Hosking is a noted railway enthusiast, having purchased a number of main-line steam locomotives including 4464 Bittern, 6024 King Edward I, 6100 Royal Scot, 60532 Blue Peter and 70000 Britannia and founded the Royal Scot Locomotive and General Trust.

In 2014, Hosking purchased the London & North Western Railway Heritage business from Pete Waterman and took out a lease on Crewe Diesel TMD that became the base for heritage train operation Locomotive Services Limited in 2017. In 2016, Hosking purchased a 30% shareholding in the Dartmouth Steam Railway and in 2017 purchased the former Hornby Railways factory in Margate to establish the One:One Collection museum.

==Political activity==
A long time Conservative Party donor, Hosking donated £1.7 million to Vote Leave in 2016 and supported pro-Brexit candidates in the 2017 general election.

In February 2019, Hosking submitted the paperwork to found a new party called Brexit Express, which would welcome Conservative Party MPs unhappy with Theresa May's Brexit plans.
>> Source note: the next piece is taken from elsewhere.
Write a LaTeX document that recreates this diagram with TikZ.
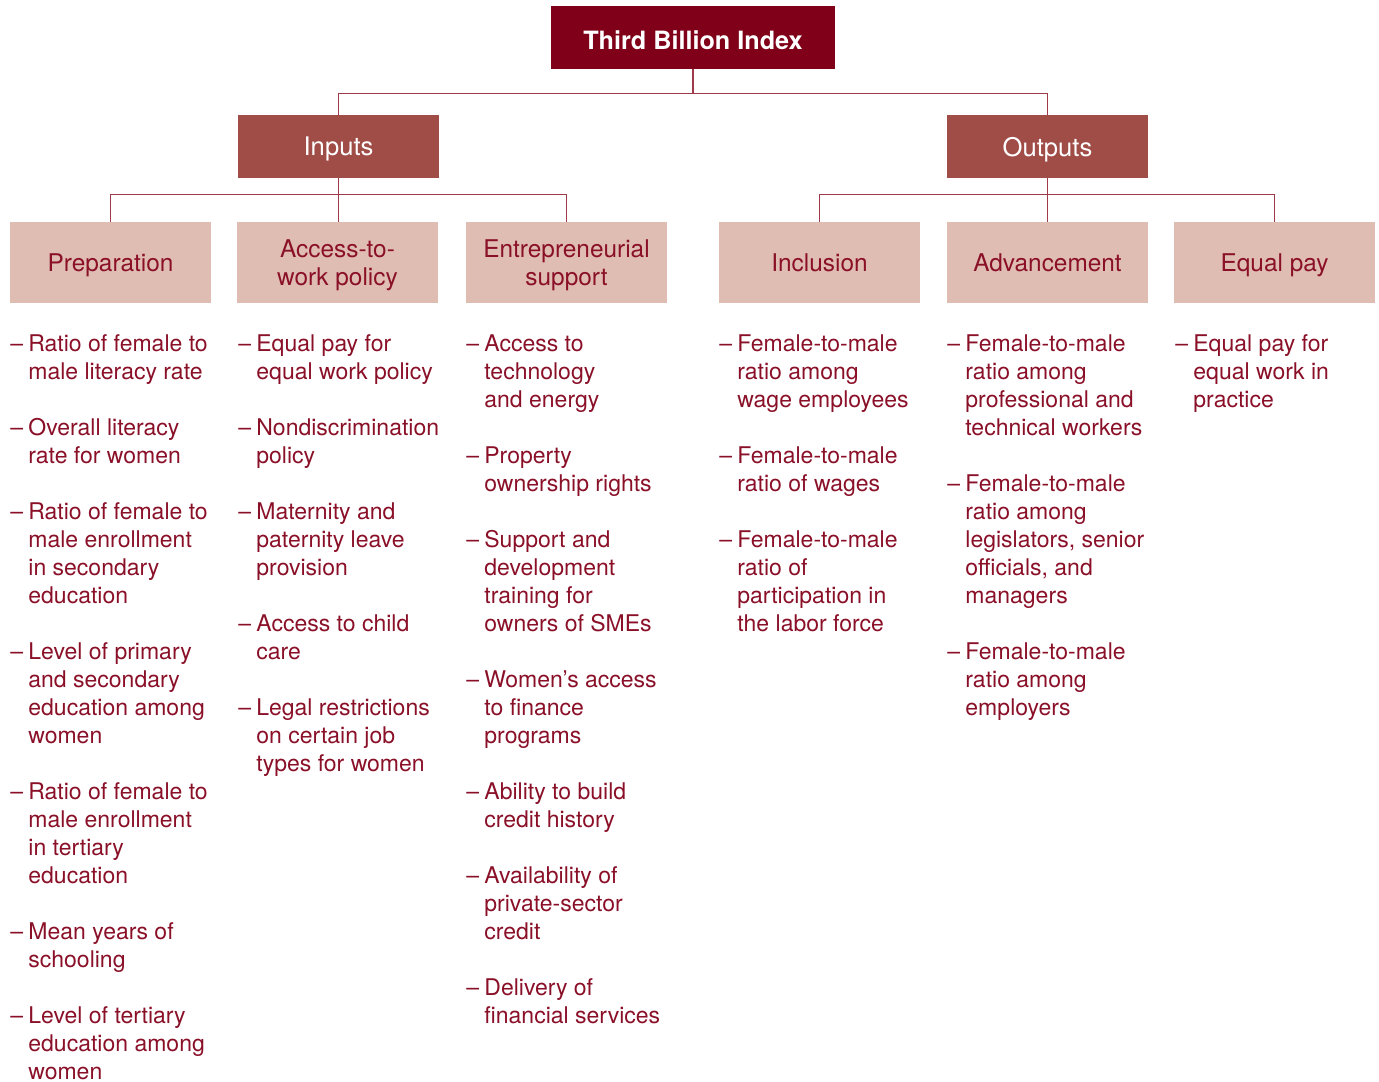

At the same time, he launched a public campaign in favour of a no-deal Brexit. Hosking has made major donations to the Brexit Party led by Nigel Farage. He became the founding donor to the Reclaim Party led by Laurence Fox. In the first quarter of 2021, he gave the Reclaim Party more than £1,000,000 in cash and services. In December 2021, newspapers reported he would continue to fund the Reclaim Party.

Hosking is listed in the Parliamentary register of interests as having donated legal services to Andrew Bridgen to the value of £4,470,576.42 in December 2023, "the costs of which will be repaid to the donor on an interest-free basis."

openDemocracy has criticised Hosking's opposition to net-zero, and that of the publications like Standpoint and The Critic which he funds, noting his substantial financial interest in the fossil fuel industry.

==Personal life==
Hosking has been married to Elizabeth since 1993; they co-own Gravetye Manor after spending their wedding night there and becoming long-standing guests.